RDP application costs $8 and requires a formal hearing before a Secretary of State hearing officer for DUI-related suspensions. You'll also need proof of enrollment in a DUI risk education or treatment program, proof of employment or hardship need, and installation of a BAIID — Breath Alcohol Ignition Interlock Device — in any vehicle you'll drive under the permit. The BAIID requirement is non-negotiable for first-DUI RDPs. Monthly BAIID lease and monitoring costs run $75 to $100 on top of your SR-22 insurance premium.
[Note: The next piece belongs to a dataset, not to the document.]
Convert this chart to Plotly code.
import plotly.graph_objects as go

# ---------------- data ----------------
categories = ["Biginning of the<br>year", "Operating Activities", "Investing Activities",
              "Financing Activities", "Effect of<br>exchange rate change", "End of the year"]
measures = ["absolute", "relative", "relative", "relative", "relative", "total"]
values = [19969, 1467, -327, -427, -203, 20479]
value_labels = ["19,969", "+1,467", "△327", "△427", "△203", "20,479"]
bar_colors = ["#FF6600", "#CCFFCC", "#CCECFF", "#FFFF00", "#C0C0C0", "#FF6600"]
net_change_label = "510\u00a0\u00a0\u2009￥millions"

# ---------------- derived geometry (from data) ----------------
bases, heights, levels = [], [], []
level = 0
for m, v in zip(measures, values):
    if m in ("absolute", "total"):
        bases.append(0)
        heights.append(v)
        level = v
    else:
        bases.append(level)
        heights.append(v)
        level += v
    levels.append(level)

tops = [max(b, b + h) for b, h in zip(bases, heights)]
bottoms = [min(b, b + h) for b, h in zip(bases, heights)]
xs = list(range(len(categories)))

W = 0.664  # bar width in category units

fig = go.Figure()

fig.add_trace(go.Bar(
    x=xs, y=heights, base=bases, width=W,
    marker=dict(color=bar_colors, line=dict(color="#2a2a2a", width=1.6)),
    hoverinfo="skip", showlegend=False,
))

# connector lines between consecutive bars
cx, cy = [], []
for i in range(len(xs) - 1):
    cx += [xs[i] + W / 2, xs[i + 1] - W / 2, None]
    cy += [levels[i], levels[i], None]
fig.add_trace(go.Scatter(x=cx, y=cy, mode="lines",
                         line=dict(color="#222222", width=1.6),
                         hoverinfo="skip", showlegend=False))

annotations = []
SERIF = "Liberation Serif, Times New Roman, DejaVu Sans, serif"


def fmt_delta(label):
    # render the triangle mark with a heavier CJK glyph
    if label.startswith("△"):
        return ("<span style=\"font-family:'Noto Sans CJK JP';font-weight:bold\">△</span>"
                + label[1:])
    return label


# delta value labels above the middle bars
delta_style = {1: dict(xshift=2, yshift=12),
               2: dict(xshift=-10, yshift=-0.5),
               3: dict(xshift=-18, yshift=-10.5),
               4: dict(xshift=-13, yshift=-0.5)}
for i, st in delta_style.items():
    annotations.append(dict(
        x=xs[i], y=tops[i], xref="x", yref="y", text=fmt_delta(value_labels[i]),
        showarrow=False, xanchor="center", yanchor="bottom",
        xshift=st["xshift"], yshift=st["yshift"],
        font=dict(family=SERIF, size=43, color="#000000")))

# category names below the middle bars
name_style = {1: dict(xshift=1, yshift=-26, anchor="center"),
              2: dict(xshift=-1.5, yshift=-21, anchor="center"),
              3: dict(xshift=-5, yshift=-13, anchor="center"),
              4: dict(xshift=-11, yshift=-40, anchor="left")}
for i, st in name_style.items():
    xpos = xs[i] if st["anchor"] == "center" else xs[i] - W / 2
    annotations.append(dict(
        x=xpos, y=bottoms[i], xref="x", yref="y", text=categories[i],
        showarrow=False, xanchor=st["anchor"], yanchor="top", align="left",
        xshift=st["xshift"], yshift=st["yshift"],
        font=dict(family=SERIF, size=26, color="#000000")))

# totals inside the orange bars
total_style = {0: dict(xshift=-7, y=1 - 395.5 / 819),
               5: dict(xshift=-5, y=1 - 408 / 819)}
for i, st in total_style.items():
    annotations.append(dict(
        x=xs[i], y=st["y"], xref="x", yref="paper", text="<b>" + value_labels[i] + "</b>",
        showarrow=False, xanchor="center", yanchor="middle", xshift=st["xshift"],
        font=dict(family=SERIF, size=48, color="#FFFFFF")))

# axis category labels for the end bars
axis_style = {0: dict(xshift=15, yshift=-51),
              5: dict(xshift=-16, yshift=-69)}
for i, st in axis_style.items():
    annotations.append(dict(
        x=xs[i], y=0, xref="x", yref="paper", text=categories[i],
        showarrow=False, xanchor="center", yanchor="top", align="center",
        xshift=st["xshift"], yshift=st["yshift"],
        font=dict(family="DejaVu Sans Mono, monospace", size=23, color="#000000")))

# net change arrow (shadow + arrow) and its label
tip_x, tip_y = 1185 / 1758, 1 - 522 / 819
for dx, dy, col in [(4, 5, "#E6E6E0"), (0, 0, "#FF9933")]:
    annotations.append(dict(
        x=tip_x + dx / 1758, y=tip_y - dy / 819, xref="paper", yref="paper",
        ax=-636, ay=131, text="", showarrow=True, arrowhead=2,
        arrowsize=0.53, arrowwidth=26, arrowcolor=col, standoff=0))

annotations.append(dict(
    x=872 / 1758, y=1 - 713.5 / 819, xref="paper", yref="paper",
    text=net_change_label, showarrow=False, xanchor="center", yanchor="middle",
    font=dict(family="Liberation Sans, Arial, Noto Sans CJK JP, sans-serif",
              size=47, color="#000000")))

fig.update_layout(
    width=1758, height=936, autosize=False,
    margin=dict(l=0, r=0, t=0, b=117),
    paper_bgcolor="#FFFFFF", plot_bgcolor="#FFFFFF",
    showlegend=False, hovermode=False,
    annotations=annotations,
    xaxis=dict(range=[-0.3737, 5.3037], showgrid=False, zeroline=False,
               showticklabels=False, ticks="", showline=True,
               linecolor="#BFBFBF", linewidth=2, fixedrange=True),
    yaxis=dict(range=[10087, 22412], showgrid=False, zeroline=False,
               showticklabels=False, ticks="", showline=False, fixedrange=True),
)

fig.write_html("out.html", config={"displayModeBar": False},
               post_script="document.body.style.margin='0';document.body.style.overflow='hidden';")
Get Quotes From Carriers Who Want This Business

The action step is straightforward: compare quotes from at least three non-standard carriers and two standard carriers with known DUI acceptance. Start with Dairyland, The General, and Bristol West for non-standard quotes — these carriers compete directly on first-DUI business and their underwriting is built for it. Then get quotes from Progressive and Geico to see if their surcharged standard-tier rates beat the non-standard options. State Farm is worth a call if you've been with them for years, but don't expect loyalty pricing — their DUI surcharges are steep and agent-discretionary.
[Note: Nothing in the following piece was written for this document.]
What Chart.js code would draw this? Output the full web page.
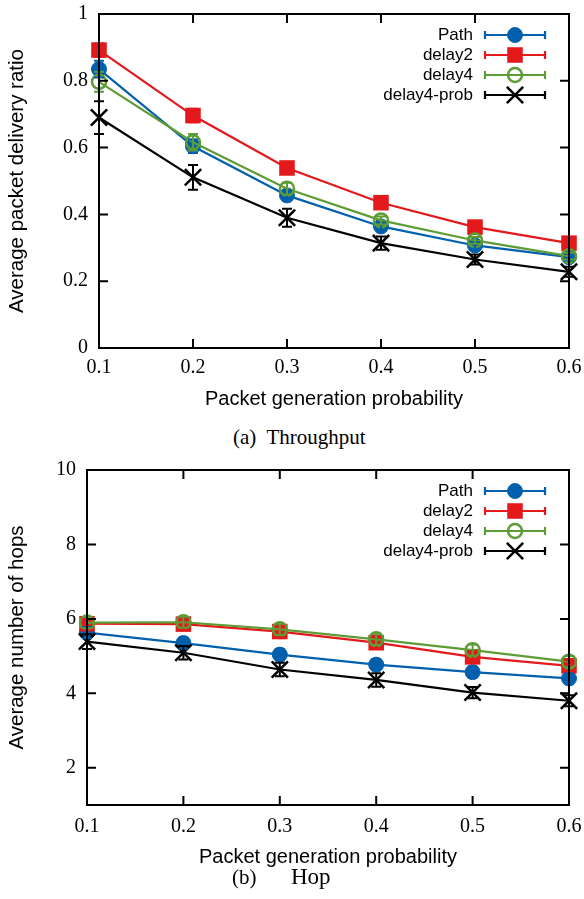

Request quotes for both six-month and annual terms. Some carriers offer small discounts for paying six months upfront; others charge month-to-month with no discount. Ask each carrier explicitly about their SR-22 filing fee and whether it's one-time or annual. Confirm that the quote includes Illinois minimum liability limits at a minimum, and ask what it would cost to add uninsured motorist coverage — Illinois requires UM coverage be offered, and it's worth carrying when you're sharing the road with other high-risk drivers. Once you bind a policy, the carrier files SR-22 electronically with the Illinois Secretary of State within 24 to 48 hours. Save your SR-22 certificate and confirmation — you'll need it for your RDP hearing.